In India, gold imports jumped to 162 tonnes in May from 143 tonnes in April and, here too, this is a rate that would easily eclipse previous record highs for annual gold demand if sustained.

That seems unlikely however, particularly after the Indian government raised gold import duties for the second time this year, from 6% to 8%, and took other steps to curb gold demand.

The duties alone are unlikely to slow gold buying since, in local currency terms, gold is still trading at lower levels than a year ago in a country that is home to the world’s most cost sensitive buyers.

Other curbs by the Reserve Bank of India included banning imports on a consignment basis (i.e., where the importing bank need not pay for the gold until it resells it) and banning of gold imports using a letter of credit from banks, making overseas purchase of the metal a cash-only transaction.

Though these efforts are aimed at reducing India’s trade deficit, the only guaranteed result will be a further increase in gold smuggling, as was the case in the 1990s when similar tactics were employed.

A day after the gold import duty hike, India’s finance minister P. Chidambaram urged banks to advise their customers not to invest in gold. Then, on Friday, the central bank advised banks not to sell gold coins to retail customers in a reversal of their previous position on this issue from earlier in the week.

India’s gold imports are expected to be as high as 400 tonnes in the second quarter, about double the pace of buying last year, and the government’s efforts to curb gold demand are now quickly becoming both desperate and comical. It seems clear that if the Indian people want gold, they’ll get it.

Here in the U.S., coin sales slowed in May but remain at levels never seen prior to 2013 according to the head of the U.S. Mint. Richard Peterson, acting director of the U.S. Mint, said in an interview, “Demand right now is unprecedented … We are buying all the coin (blanks) they can make … People at the mint had to work overtime and sometimes over the weekends to meet the increase in demand.”

The mint sold 70,000 ounces of gold coins in May after 209,500 ounces were sold in April and year-to-date sales are now 572,000 ounces, a level not reached until November last year.
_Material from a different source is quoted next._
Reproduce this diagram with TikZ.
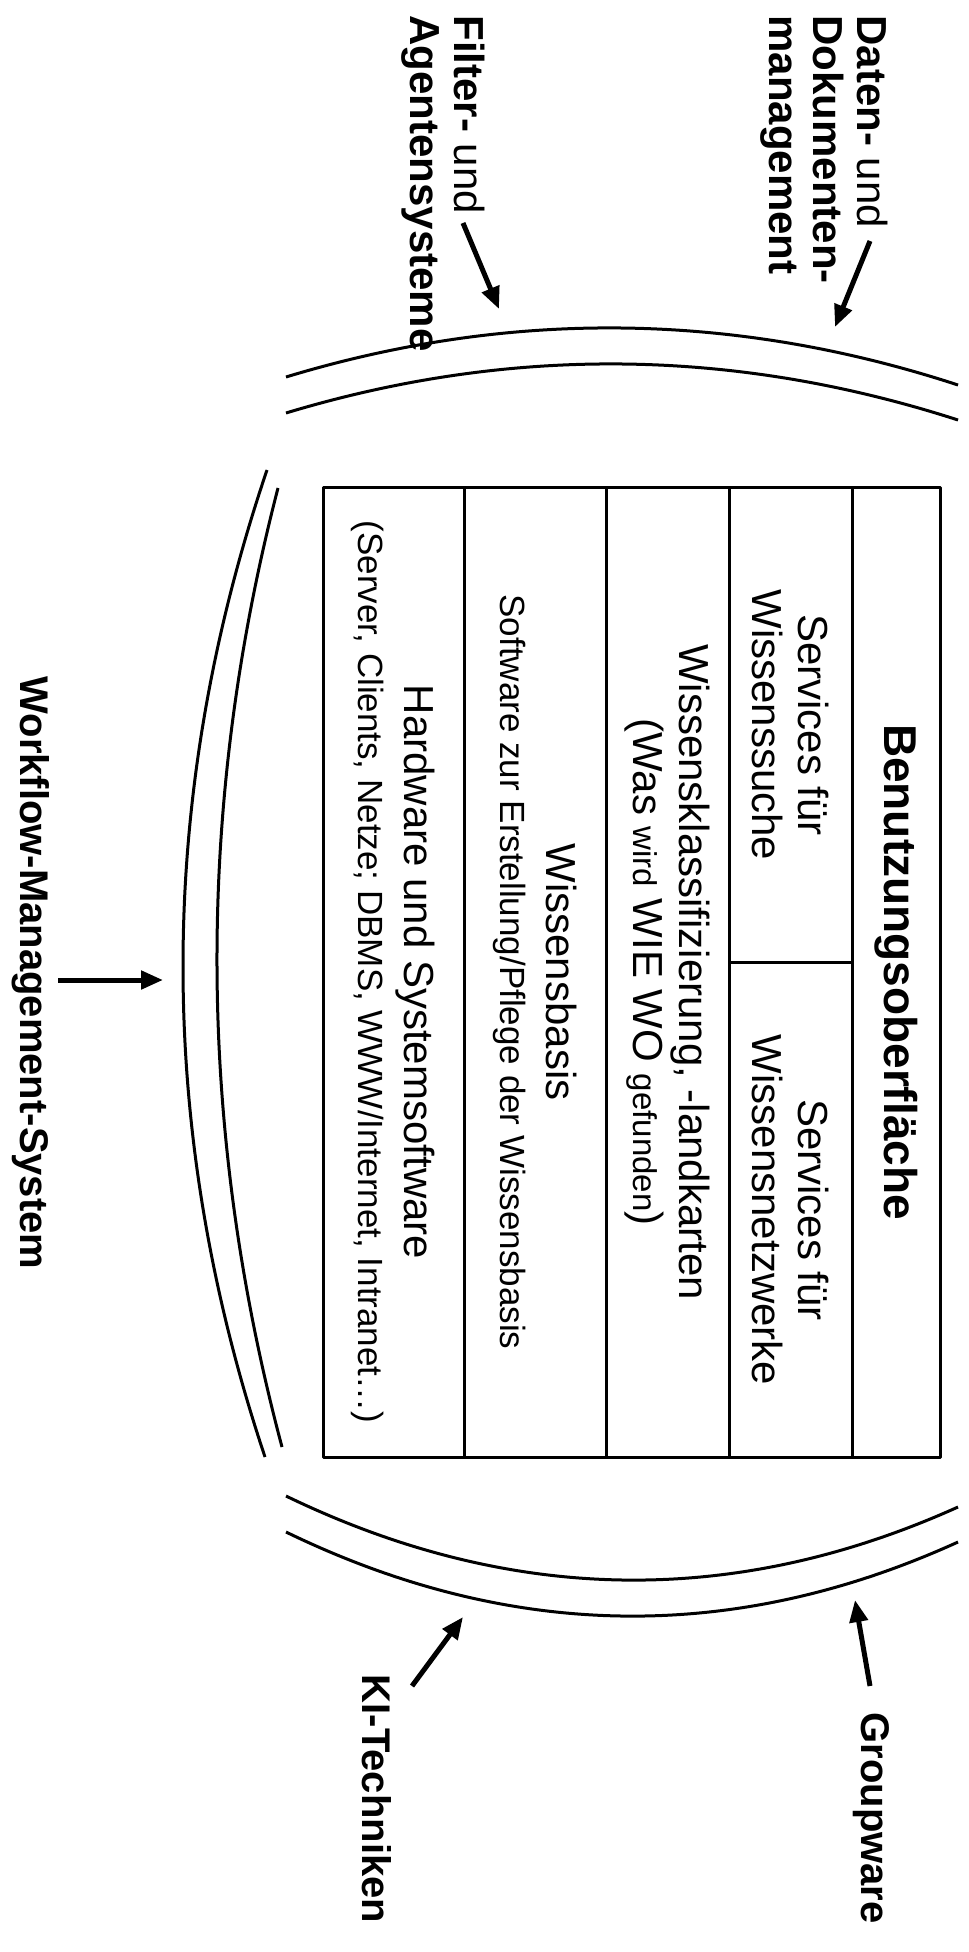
\documentclass[tikz,border=0pt]{standalone}
\usepackage{fontspec}
\setmainfont{Liberation Sans}
\usepackage{tikz}
\usetikzlibrary{arrows.meta,positioning,calc}

\newcommand\kleinschrift[1]{{\fontsize{16.5}{18}\selectfont #1}}
\newcommand\mittelschrift[1]{{\fontsize{17.5}{20}\selectfont #1}}

\begin{document}
\begin{tikzpicture}[x=0.5pt,y=-0.5pt,line join=round]
	\tikzstyle{every node}=[rotate=-90,inner sep=0pt]
	\tikzstyle{rahmen}=[line width=1.5pt]
	\tikzstyle{bogen}=[line width=1.5pt]
	\tikzstyle{pfeil}=[line width=2.5pt,-{Triangle[length=11pt,width=9pt]}]
	\tikzstyle{schicht}=[align=center,font=\fontsize{21}{23}\selectfont]
	\tikzstyle{titel}=[font=\bfseries\fontsize{23}{26}\selectfont]
	\tikzstyle{etikett}=[align=left,font=\fontsize{21}{22}\selectfont]
	\tikzstyle{etikettfett}=[font=\bfseries\fontsize{20}{22}\selectfont]
	
	\useasboundingbox (0,0) rectangle (968,1952);
	
	\draw[rahmen] (323,487) rectangle (940,1457);
	\foreach \x in {464,606,729,852}
		\draw[rahmen] (\x,487) -- (\x,1457);
	\draw[rahmen] (729,962) -- (852,962);
	
	\node[titel] (benutzung) at (896,972) {Benutzungsoberfläche};
	\node[schicht] (suche) at (790,725) {Services für\\Wissenssuche};
	\node[schicht] (netz) at (790,1210) {Services für\\Wissensnetzwerke};
	\node[schicht] (klass) at (667,972) {Wissensklassifizierung, -landkarten\\(Was \kleinschrift{wird} WIE WO \kleinschrift{gefunden})};
	\node[schicht] (basis) at (535,972) {Wissensbasis\\\mittelschrift{Software zur Erstellung/Pflege der Wissensbasis}};
	\node[schicht] (hardware) at (393,972) {Hardware und Systemsoftware\\\mittelschrift{(Server, Clients, Netze; DBMS, WWW/Internet, Intranet…)}};
	
	\draw[bogen] (286,377) .. controls (510,309) and (734,311.7) .. (958,385);
	\draw[bogen] (286,413) .. controls (510,345.3) and (734,347.7) .. (958,420);
	\draw[bogen] (286,1496) .. controls (510,1604.3) and (734,1608) .. (958,1507);
	\draw[bogen] (286,1532) .. controls (510,1640.7) and (734,1644) .. (958,1542);
	\draw[bogen] (267,470) .. controls (155.7,798.7) and (155,1127.7) .. (265,1457);
	\draw[bogen] (278,488) .. controls (195.3,807.3) and (196.7,1127) .. (282,1447);
	
	\node[etikett,anchor=west] (daten) at (824,15) {\textbf{Daten-} und\\\textbf{Dokumenten-}\\\textbf{management}};
	\node[etikett,anchor=west] (filter) at (443,15) {\textbf{Filter-} und\\\textbf{Agentensysteme}};
	\node[etikettfett] (workflow) at (31,973) {Workflow-Management-System};
	\node[etikettfett] (ki) at (377,1799) {KI-Techniken};
	\node[etikettfett] (groupware) at (871,1818) {Groupware};
	
	\coordinate (datenA) at (870,241);
	\coordinate (datenB) at (835,327);
	\coordinate (filterA) at (463,223);
	\coordinate (filterB) at (499,309);
	\coordinate (workflowA) at (58,980);
	\coordinate (workflowB) at (163,980);
	\coordinate (kiA) at (412,1686);
	\coordinate (kiB) at (463,1617);
	\coordinate (groupwareA) at (870,1686);
	\coordinate (groupwareB) at (855,1600);
	
	\draw[pfeil] (datenA) -- (datenB);
	\draw[pfeil] (filterA) -- (filterB);
	\draw[pfeil] (workflowA) -- (workflowB);
	\draw[pfeil] (kiA) -- (kiB);
	\draw[pfeil] (groupwareA) -- (groupwareB);
\end{tikzpicture}
\end{document}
After shattering sales records in January, American Eagle silver coin sales fell from 4.09 million ounces in April to 3.46 million ounces in May and are also expected to easily set a new record this year despite the U.S. Mint rationing sales since the January surge.

Ongoing demand for physical gold and silver in both the U.S. and overseas now almost two months after the April sell-off that sent prices sharply lower has undoubtedly given U.S. hedge funds and money managers reason for pause and, at some point, they are sure to return as buyers.

This situation – a surge in “physical” market demand for a product after a vicious sell-off in “paper” markets – is unique to precious metals and is indicative of fading confidence in the global monetary system by the general public, confidence that is not likely to be restored anytime soon.

Lastly, I feel compelled to mention Nouriel Roubini’s commentary at Project Syndicate last week - After the Gold Rush - a post-mortem on the gold bull market with an alternate title of “The End of the Gold Bubble” (at least, based on the URL). If getting attention was his goal, he was probably quite successful in that effort, though most of the reasoning is deeply flawed as pointed out in many other commentaries over the last few days. One has only to look at the opening sentence of the first of seven arguments in support of his case to see why:

First, gold prices tend to spike when there are serious economic, financial, and geopolitical risks in the global economy.

The implication here is that those risks are no longer present, a view that, given recent weakness in the global economy and heightened market volatility stemming from central bank actions is the height of Pollyannaish thinking.

This is particularly true today, a time when nearly every investor and trader in the world acknowledges that asset prices are rising primarily due to central bank largess. Risk has returned in a big way as financial markets have suddenly become extremely volatile as the Federal Reserve just begins to talk about minor reductions in its massive $85 billion in monthly bond purchases.